Early on the following morning the three, strengthened by the food, went ahead, and then came up against open water. With an ingenuity born of their desperation, they utilized the floating ice pans as ferries, and now following the gestured instructions of the native, who took advantage of the flowing tide, they made the mainland ice.
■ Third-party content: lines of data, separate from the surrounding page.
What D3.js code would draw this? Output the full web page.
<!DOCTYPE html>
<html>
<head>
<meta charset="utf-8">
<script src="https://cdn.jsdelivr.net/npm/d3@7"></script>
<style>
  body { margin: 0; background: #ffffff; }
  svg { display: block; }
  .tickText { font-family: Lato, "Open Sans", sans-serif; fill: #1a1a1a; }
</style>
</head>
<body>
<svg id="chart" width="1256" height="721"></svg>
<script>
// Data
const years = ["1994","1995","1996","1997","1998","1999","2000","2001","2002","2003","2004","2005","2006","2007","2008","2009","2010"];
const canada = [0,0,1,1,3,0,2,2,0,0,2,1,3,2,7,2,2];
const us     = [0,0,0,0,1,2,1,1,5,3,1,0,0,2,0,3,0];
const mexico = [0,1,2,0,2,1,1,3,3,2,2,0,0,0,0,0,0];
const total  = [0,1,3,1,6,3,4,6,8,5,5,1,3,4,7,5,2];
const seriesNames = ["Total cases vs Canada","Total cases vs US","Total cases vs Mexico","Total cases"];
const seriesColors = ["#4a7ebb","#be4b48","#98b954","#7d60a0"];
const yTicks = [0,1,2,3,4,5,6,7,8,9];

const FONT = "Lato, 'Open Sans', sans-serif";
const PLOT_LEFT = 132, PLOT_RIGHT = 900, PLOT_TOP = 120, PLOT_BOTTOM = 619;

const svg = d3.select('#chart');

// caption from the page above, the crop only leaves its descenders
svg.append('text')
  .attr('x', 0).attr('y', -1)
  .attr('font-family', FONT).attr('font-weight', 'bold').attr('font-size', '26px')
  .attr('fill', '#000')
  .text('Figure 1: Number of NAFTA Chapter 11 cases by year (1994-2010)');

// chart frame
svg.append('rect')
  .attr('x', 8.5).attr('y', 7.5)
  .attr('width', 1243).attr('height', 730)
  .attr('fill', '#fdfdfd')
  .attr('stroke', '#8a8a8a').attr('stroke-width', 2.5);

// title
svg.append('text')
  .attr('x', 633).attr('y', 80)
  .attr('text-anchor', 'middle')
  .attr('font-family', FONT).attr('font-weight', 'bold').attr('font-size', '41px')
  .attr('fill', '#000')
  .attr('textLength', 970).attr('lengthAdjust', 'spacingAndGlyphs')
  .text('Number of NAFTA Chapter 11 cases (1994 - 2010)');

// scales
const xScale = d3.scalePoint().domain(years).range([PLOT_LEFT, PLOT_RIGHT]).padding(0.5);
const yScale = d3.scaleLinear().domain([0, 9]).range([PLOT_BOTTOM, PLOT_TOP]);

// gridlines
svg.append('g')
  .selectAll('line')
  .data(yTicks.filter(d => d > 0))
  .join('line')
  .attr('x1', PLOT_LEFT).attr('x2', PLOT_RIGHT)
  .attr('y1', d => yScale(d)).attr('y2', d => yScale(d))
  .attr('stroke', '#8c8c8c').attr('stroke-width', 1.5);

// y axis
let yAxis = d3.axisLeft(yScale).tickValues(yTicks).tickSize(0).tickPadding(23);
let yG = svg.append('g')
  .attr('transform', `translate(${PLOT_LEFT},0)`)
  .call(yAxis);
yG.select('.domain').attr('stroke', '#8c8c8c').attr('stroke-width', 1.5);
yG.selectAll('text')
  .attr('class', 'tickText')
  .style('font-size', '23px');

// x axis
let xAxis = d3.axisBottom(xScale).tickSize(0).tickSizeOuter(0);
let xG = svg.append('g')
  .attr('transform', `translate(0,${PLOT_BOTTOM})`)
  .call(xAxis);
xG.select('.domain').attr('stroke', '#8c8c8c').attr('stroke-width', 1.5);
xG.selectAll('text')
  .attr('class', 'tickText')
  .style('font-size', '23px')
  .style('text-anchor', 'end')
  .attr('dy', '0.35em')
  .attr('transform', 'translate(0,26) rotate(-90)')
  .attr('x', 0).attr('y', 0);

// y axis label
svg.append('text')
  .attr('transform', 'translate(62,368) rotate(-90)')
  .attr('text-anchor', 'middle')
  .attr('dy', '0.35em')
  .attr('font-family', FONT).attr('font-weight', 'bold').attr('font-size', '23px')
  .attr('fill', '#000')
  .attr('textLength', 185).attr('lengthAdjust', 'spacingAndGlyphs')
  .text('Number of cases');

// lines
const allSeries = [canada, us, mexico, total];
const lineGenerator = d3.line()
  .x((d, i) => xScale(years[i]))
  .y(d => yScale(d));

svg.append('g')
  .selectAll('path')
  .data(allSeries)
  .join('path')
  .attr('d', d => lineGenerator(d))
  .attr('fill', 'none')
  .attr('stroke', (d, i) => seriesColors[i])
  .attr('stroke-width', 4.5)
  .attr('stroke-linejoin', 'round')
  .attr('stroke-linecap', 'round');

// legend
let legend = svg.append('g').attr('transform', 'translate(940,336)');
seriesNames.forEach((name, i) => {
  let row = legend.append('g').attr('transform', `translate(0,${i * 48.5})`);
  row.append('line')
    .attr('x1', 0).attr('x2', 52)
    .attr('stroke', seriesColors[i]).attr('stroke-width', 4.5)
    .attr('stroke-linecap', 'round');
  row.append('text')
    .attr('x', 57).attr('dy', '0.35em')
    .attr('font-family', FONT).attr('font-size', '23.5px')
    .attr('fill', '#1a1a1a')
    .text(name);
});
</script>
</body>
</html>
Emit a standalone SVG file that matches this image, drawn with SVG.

On the tenth day, ragged, minus rations again, and beginning once more to feel the pangs of hunger, they climbed the last ice-raft barrier of the Labrador coast, and made land fifteen miles north of Nachvaki. Presently Bobby sighted a native encampment. It was the resting place of a friend, Ee-ay-tok and his wife, who, on a hunting expedition, were taking fish from a cache they had established. The woman, the moment she saw them thrust the fish she had in her hand at Terry and saw him eat it and even gain strength. But not too flush with rations themselves, Ee-ay-tok guided the three to his home camp where another native, Kug-mak, waited with the dog team. All night the woman labored to make new boots for Terry, Lewis and Bobby, giving of the small stock of furs the party had with them. They broke camp as the brief daylight dawned and headed for Port Burwell. Fatigued, somewhat frostbitten and with their eyes very sore, but withal happy, the returned party were heartily welcomed at the Burwell Air Base A.
"Where," enquired Terry, "is Montague?"
And no one knew.
"He'll come in all right," said Nick; "he always does."
But Nick was worried about me and my party. Natives who had come up to the Post had not reported seeing us, and that was not usual at the time of the year. Nick sent out two scouting parties of natives to enquire at trading posts; the men at Nottingham Island and Wakeham Bay kept on the alert for us. Weather kept the planes grounded, and there was no word of us.